Electric Car
With options like the Tango T600 it's not hard to understand why Martin Ederhard calls most eco friendly vehicles 'punishment cars'. However Ederhard and Marc Tarpenning are looking to change that with the Tesla Roadster. A 100% electric vehicle that goes 250 miles per charge. It sounds like the ideal commuter vehicle, except it goes 0 to 60 in 4 seconds. Think Lotus or Porsche, but faster. (In all fairness, the new 911 Turbo is faster at 3.4 seconds)
Granted, it will probably have a price tag to match a Ferrari, but vehicles like this one will jump start production on the EV2 and others. Watch for the unveiling on Thursday.
Granted, it will probably have a price tag to match a Ferrari, but vehicles like this one will jump start production on the EV2 and others. Watch for the unveiling on Thursday.
2 Comments:
So you got a guess on how much that bad boy is gonna be?

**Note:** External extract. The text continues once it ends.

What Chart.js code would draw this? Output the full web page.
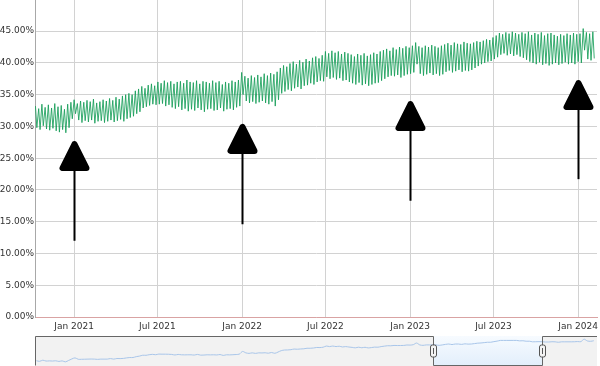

I did some figuring on an Electric/Gas Hybrid conversion I saw an article about. It was $10,500 to do it.
I made these assumptions:
-You'd increase your fuel economy by 60 mpg (this was a very rough estimate)
-Gas is $3.50 a gallon
-You drive 15,000 miles per year
-Electricity is Free
Based on those 4 things (which obviously aren't true.. especially the Electricity is Free part), it would take you 10.2 years to pay back the difference.
Strangely enough, I don't think it'd be worth it. Maybe my numbers on mpg are way off, but otherwise, the industry needs to work on it. You'd think for 1.25 billion they could have come up with something.
Let's do some pseudo science. It's fun to guess.
An average driver puts 20k miles on their car a year, so we'll say 100,000 total. Your average car will get 23 miles to the gallon in town. That's 4348 gallons, or 13k you've spent on gas.
The EV1, a purpose built electric car, not a conversion costs roughly 35k. A new Honda Civic costs 17k. Even if electricity was truly 'free' the electric car still costs 5k more.
Now, GM wanted the EV1 to fail, so its price is inflated. It was designed and built in 1994, so technology has advanced significantly. The EV1 was the only car of it's kind so it's price was nowhere near the true market value.
I'd say that if a real effort was made by a car company today it would be worth it.